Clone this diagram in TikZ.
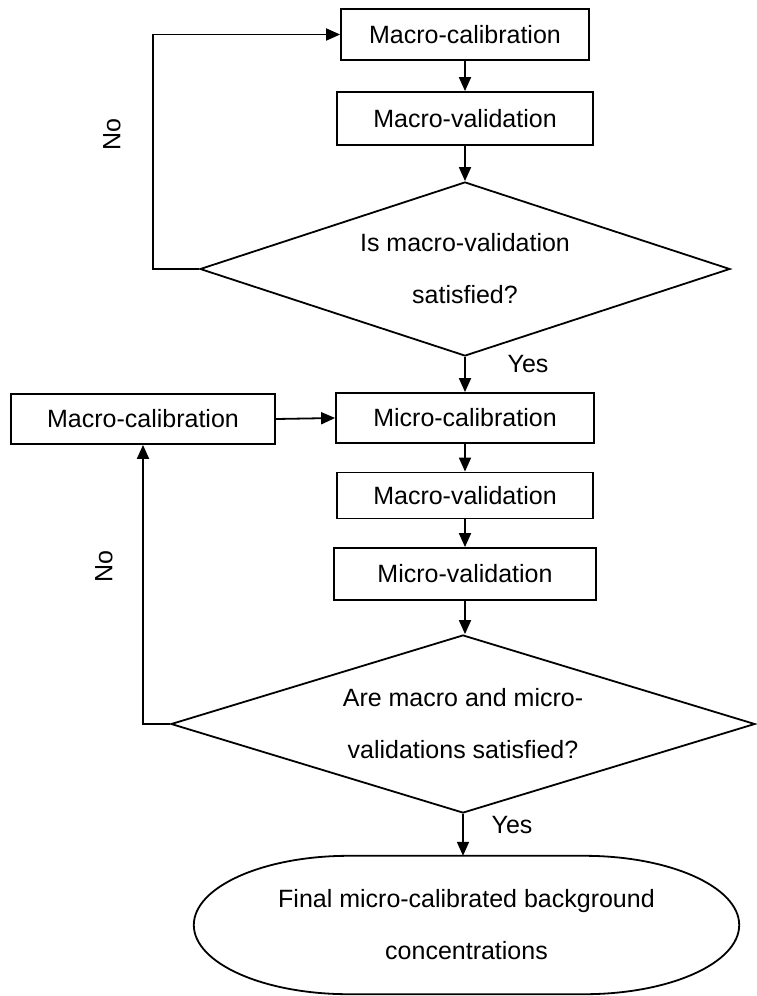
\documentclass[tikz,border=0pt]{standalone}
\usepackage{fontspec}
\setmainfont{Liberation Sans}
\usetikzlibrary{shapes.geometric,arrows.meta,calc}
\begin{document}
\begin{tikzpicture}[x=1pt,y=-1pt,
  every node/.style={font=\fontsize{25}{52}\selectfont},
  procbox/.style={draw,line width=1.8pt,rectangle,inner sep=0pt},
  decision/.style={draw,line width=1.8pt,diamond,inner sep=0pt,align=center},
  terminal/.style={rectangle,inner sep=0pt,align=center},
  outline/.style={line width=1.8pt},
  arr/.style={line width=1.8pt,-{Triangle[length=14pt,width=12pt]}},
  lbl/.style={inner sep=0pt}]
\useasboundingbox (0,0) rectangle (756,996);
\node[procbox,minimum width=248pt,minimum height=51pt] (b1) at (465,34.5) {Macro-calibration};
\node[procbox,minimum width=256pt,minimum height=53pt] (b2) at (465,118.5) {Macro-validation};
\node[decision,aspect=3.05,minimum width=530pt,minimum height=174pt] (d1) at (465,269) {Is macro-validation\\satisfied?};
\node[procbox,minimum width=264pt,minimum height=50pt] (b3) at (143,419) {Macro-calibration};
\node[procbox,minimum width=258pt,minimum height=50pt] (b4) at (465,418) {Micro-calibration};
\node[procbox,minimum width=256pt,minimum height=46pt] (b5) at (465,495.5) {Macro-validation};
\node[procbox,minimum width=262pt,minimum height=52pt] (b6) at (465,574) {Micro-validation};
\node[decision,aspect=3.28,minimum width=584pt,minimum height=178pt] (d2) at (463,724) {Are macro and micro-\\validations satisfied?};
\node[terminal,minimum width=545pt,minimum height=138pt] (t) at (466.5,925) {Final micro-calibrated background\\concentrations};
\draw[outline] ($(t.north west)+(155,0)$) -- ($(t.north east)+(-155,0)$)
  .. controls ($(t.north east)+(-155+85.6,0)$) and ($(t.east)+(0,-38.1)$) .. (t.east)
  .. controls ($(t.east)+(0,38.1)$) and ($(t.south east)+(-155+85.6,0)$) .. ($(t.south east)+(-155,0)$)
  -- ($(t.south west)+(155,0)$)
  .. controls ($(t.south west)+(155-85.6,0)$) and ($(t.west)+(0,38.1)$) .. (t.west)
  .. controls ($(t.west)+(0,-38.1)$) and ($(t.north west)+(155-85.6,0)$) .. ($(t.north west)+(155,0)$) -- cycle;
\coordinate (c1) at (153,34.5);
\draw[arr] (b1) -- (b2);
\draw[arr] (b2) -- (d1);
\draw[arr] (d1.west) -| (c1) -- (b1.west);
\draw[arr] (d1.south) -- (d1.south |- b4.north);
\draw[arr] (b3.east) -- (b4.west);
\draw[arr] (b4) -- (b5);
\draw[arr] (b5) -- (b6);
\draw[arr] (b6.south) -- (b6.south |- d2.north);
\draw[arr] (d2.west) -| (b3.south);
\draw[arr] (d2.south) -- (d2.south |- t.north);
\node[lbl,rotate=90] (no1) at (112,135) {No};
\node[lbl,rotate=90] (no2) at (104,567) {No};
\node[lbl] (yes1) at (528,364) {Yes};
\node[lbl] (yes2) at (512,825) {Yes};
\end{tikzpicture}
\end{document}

---

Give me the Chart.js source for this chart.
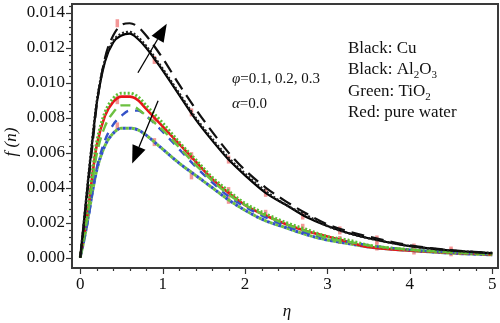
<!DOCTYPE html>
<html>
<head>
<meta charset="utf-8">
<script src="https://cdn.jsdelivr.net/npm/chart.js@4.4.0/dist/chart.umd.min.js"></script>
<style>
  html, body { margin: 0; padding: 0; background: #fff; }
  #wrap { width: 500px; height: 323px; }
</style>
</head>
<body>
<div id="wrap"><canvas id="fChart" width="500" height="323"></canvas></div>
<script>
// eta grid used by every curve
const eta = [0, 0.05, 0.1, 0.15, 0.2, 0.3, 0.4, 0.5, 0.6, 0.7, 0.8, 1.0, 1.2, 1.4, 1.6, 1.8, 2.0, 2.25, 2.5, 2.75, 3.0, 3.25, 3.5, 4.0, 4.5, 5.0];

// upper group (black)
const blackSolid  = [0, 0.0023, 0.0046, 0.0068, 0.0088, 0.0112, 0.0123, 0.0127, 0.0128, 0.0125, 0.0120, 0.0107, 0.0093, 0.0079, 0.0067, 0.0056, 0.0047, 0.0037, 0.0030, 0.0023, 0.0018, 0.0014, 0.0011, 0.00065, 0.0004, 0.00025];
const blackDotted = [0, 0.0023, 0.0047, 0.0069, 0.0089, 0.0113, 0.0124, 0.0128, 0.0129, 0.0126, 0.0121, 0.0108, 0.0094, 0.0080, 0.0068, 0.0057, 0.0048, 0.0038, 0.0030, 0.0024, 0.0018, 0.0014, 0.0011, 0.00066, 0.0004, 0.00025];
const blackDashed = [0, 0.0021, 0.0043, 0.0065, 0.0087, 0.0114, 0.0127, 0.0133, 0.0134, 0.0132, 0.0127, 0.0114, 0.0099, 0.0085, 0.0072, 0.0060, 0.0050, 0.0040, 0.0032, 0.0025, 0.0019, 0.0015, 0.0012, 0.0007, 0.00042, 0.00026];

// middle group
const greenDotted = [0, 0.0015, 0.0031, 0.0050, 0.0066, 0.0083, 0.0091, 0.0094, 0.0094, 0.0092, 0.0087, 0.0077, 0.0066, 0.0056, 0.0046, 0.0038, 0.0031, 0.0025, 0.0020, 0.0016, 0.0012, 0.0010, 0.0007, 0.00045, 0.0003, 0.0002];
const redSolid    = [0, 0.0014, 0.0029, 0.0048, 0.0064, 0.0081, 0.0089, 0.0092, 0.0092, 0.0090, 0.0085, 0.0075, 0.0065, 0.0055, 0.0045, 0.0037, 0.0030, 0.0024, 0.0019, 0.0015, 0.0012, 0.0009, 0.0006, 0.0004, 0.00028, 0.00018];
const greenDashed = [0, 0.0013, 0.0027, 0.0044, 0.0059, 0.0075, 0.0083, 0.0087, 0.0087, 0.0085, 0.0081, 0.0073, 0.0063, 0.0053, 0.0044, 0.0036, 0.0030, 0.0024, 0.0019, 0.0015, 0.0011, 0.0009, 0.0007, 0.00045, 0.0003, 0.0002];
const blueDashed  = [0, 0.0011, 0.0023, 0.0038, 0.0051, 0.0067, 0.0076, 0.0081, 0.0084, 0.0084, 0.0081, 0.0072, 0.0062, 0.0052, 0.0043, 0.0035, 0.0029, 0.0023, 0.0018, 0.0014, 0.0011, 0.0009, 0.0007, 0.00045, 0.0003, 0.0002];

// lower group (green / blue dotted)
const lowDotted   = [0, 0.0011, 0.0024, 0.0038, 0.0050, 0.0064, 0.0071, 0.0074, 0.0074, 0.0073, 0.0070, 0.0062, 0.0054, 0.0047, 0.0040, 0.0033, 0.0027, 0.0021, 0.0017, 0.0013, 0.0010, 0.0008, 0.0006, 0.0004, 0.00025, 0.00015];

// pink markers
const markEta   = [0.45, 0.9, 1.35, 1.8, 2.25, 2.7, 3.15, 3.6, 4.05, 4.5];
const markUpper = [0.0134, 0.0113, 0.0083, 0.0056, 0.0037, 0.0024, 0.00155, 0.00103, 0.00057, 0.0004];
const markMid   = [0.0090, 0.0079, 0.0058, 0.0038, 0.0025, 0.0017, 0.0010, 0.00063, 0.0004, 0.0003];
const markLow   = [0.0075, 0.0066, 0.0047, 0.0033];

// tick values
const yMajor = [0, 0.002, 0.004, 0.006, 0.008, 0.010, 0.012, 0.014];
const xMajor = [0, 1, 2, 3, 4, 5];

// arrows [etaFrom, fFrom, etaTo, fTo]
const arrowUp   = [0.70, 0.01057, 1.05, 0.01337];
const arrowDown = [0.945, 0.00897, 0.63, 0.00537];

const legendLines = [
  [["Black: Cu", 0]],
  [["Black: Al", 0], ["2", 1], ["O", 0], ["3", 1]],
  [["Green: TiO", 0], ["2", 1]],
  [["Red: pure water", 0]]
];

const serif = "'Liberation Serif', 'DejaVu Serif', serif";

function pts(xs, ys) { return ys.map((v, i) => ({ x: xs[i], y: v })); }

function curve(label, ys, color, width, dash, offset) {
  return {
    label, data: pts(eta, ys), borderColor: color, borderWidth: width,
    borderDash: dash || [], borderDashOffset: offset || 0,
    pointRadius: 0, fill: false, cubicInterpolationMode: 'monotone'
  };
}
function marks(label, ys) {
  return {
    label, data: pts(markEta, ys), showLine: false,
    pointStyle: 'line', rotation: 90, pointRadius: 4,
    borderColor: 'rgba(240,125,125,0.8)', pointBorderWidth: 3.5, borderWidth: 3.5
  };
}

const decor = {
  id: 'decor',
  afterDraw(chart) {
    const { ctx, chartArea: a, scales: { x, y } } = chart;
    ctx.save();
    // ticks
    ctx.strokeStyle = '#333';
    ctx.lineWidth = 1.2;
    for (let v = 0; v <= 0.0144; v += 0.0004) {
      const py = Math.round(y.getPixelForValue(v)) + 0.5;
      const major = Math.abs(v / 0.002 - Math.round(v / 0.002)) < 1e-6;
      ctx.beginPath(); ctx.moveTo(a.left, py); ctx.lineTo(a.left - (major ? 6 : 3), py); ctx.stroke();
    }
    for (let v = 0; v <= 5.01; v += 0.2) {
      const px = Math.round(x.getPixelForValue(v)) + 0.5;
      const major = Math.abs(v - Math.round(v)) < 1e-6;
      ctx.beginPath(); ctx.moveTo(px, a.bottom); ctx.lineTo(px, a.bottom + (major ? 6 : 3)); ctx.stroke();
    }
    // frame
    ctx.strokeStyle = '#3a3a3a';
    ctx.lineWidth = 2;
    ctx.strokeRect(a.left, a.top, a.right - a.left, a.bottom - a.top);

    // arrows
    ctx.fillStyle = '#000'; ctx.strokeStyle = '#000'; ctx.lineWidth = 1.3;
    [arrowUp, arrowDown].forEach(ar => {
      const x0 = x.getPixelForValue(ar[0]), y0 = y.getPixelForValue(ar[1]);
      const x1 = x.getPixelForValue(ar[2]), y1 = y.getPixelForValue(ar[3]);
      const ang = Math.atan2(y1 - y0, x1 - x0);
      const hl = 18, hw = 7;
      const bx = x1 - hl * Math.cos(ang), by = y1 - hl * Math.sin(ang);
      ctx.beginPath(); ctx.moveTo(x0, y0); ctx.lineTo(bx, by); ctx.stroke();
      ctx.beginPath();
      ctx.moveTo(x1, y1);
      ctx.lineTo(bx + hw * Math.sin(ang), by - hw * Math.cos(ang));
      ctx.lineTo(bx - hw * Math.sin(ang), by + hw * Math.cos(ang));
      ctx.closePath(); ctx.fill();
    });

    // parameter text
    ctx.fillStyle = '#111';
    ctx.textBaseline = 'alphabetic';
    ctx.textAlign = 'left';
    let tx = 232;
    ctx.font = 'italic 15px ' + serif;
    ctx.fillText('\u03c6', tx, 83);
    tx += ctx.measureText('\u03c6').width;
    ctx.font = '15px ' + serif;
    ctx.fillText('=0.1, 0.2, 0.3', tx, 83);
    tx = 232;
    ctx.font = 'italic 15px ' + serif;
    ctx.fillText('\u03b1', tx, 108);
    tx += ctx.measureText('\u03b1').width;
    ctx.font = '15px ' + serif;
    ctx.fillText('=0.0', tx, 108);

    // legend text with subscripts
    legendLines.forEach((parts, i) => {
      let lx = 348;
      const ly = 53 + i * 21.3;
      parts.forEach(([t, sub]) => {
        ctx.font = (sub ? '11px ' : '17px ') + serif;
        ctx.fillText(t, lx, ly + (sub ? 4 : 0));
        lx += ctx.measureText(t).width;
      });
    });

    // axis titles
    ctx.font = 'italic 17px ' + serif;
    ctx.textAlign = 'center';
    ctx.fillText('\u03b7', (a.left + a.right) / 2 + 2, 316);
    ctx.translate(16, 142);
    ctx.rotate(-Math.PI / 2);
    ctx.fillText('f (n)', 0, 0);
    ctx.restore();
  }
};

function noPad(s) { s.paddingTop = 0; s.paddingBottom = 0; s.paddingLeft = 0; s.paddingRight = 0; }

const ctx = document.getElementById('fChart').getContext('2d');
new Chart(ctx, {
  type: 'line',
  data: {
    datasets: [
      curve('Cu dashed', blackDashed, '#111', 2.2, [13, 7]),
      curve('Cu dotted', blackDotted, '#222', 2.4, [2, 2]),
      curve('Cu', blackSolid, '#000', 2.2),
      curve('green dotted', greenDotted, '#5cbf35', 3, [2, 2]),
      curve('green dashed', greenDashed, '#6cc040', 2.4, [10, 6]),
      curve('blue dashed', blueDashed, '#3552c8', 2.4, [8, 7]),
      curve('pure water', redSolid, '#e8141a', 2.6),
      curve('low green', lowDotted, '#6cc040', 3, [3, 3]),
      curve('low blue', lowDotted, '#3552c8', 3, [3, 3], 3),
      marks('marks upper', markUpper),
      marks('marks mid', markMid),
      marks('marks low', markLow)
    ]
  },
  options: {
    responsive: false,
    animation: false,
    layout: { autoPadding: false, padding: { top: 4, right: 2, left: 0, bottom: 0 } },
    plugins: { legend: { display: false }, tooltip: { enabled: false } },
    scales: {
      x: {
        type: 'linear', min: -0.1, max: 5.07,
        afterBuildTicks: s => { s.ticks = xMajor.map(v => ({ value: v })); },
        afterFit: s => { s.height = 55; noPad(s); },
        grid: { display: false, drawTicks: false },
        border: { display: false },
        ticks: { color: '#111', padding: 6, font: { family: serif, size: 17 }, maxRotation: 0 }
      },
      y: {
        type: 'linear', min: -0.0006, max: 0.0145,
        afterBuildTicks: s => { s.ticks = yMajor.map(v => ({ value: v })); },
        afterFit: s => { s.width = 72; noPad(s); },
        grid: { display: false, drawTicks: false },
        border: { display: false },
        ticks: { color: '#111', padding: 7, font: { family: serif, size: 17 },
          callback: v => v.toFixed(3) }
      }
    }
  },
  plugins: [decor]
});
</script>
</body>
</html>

* * *

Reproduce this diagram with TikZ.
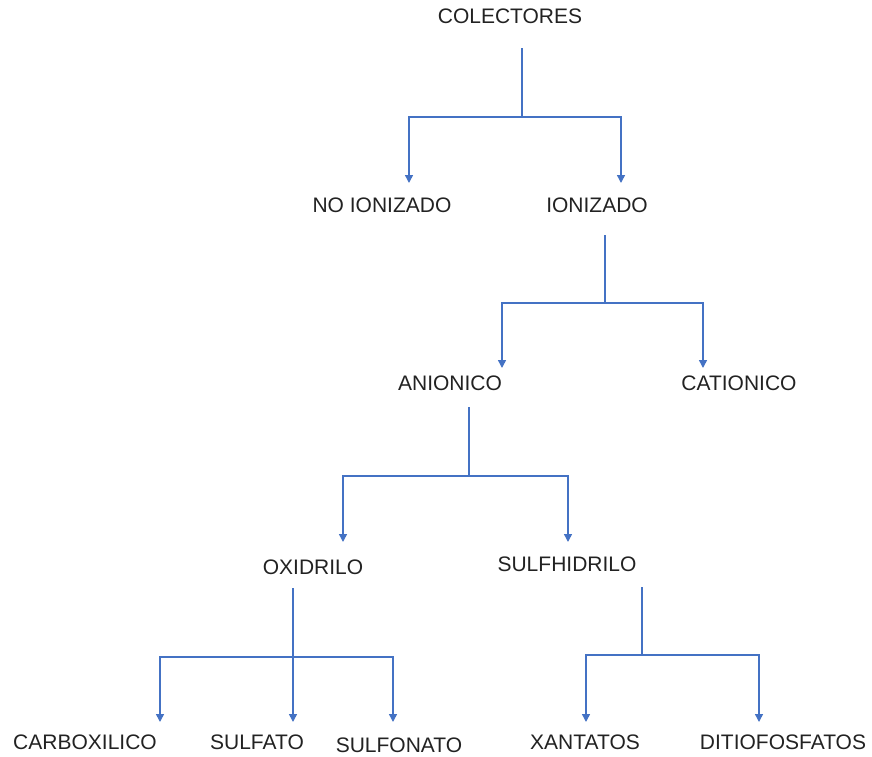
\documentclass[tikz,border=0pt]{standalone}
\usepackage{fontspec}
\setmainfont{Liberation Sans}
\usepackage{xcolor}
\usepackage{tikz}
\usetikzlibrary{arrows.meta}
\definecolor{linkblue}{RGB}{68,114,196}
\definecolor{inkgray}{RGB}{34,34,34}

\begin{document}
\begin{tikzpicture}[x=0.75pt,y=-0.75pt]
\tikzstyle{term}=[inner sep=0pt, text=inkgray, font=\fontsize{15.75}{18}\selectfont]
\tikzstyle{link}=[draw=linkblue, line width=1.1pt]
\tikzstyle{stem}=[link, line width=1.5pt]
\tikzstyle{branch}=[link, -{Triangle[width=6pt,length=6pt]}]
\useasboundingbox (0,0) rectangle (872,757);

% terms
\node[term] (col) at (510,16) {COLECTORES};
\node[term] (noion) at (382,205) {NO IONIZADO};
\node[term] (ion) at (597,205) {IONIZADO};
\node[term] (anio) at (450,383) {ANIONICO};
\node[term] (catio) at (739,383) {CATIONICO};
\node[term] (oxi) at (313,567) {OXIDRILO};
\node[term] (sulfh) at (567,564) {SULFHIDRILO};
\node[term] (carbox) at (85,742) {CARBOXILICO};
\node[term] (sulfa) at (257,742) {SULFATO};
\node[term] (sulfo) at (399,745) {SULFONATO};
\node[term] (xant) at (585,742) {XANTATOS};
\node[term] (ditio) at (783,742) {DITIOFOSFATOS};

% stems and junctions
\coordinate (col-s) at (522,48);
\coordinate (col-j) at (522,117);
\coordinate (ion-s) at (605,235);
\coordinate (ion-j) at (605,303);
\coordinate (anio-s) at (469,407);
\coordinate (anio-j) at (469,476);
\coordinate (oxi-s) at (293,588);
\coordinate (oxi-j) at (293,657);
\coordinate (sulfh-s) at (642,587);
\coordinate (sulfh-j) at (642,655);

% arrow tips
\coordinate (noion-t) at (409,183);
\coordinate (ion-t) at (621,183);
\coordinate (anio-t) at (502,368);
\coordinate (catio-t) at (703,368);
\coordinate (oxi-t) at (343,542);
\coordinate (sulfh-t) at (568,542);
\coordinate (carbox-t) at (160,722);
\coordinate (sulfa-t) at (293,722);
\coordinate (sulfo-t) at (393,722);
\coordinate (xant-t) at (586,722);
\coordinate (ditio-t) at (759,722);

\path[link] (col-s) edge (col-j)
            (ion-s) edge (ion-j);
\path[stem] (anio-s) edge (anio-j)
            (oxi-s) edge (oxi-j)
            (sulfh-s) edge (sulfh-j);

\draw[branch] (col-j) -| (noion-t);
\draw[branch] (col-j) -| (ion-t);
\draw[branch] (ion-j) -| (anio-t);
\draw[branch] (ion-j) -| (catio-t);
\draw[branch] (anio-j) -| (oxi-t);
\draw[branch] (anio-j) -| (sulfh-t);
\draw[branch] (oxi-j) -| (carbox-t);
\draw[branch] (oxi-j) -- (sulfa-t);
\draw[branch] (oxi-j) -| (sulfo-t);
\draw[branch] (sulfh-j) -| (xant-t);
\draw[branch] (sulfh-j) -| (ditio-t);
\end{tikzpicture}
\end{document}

__Challenge__. Above is a listing; report how many of its lines include the word "this", giving the number only.

__The completed task__. 3